W listopadzie ub.r. KE wszczęła szczegółowe postępowanie oceniające, czy przyznanie PLL LOT w sumie ok. 200 mln euro pomocy restrukturyzacyjnej jest zgodne z unijnymi zasadami pomocy państwa. Jeśli komisja uzna, że pomoc była niezgodna z unijnymi przepisami, LOT może być zmuszony do jej zwrócenia.
W grudniu 2012 r. przewoźnik otrzymał pierwszą transzę pomocy 400 mln zł. KE wydała tymczasową zgodę na pożyczkę. Wiązało się to z planem restrukturyzacji zakładającym m.in. modernizację floty, przekazaniem drugiej transzy pomocy w wysokości 381 mln zł oraz uzyskaniem trwałej rentowności przez spółkę od 2015 r.
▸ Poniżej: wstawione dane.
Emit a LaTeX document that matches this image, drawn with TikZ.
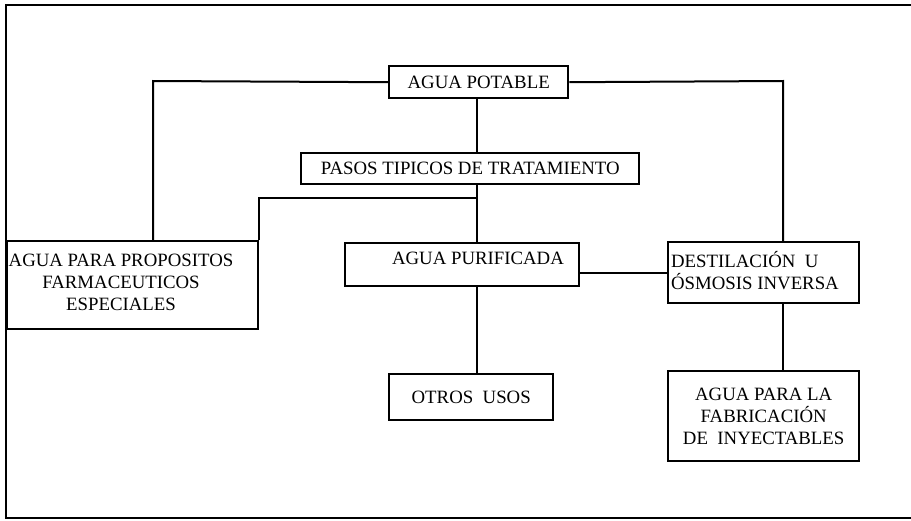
\documentclass[tikz,border=0pt]{standalone}
\usepackage{fontspec}
\setmainfont{Liberation Serif}
\begin{document}
\begin{tikzpicture}
 [x=0.5pt, y=-0.5pt, line width=1pt,
  every node/.style={font=\fontsize{9.4}{11}\selectfont},
  box/.style={draw, line width=1.2pt, anchor=north west, inner sep=0pt, align=center},
  txt/.style={inner sep=0pt}]

  \useasboundingbox (0,0) rectangle (911,520);
  \draw (911,5) -- (6,5) -- (6,518) -- (911,518);

  \node[box, minimum width=89.5pt, minimum height=16pt] at (388,65) (potable) {AGUA POTABLE};
  \node[box, minimum width=169pt, minimum height=15.5pt] at (300,152) (pasos) {PASOS TIPICOS DE TRATAMIENTO};
  \node[box, minimum width=125.5pt, minimum height=44pt] at (6,240) (proposito) {};
  \node[txt, align=center] at (121,282) (proposito-t) {AGUA PARA PROPOSITOS\\FARMACEUTICOS\\ESPECIALES};
  \node[box, minimum width=117pt, minimum height=21.5pt] at (344,242) (purif) {};
  \node[txt] at (478,258) (purif-t) {AGUA PURIFICADA};
  \node[box, minimum width=95.5pt, minimum height=30.5pt] at (667,241) (destil) {};
  \node[txt, align=left] at (755,271) (destil-t) {DESTILACIÓN~ U\\ÓSMOSIS INVERSA};
  \node[box, minimum width=82pt, minimum height=23pt] at (388,373) (otros) {OTROS~ USOS};
  \node[box, minimum width=95.5pt, minimum height=45pt] at (667,370) (fab) {AGUA PARA LA\\FABRICACIÓN\\DE~ INYECTABLES};

  \coordinate (jl) at (153,81);
  \coordinate (jr) at (783,81);
  \coordinate (jm) at (477,198);

  \draw (potable.west) -- (jl) -- (jl |- proposito.north);
  \draw (potable.east) -- (jr) -- (jr |- destil.north);
  \draw (jm |- potable.south) -- (jm |- pasos.north);
  \draw (jm |- pasos.south) -- (jm |- purif.north);
  \draw (jm) -| (proposito.north east);
  \draw (destil.west) -- (destil.west -| purif.east);
  \draw (jm |- purif.south) -- (jm |- otros.north);
  \draw (jr |- destil.south) -- (jr |- fab.north);
\end{tikzpicture}
\end{document}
To co się dzieje z PLL LOT wynika z szeregu błędnych decyzji rządu względem przewoźnika – powiedział Adam Kwiatkowski.
– LOT musi ograniczać swoją działalność, wycofuje się z połączeń międzynarodowych, wszystkich portów regionalnych, zamyka również połączenia które oferował z Warszawy. To cena jaką linie muszą płacić za udzielenie zgody na restrukturyzację, za pomoc publiczną. To wynik rządów PO bo przecież LOT prosi o pomoc publiczną, dlatego że jest nadal jest źle zarządzany, że pieniądze, które w były w LOT-cie (choćby z prywatyzacji firm, które należały wcześniej do LOT-u)) nie zostały w sposób właściwie wydatkowany. W efekcie rządów PO, kilkanaście miesięcy temu, spółka stanęła przed widmem bankructwa – powiedział Adam Kwiatkowski.30 marca KE ma przekazać polskiemu rządowi uwagi uczestników rynku. Koniec czerwca jest najwcześniejszym możliwym momentem podjęcia decyzji przez KE dotyczącej akceptacji pomocy publicznej.
W planie restrukturyzacji PLL LOT na koniec br. założono zysk z działalności operacyjnej spółki na poziomie 64-78 mln zł.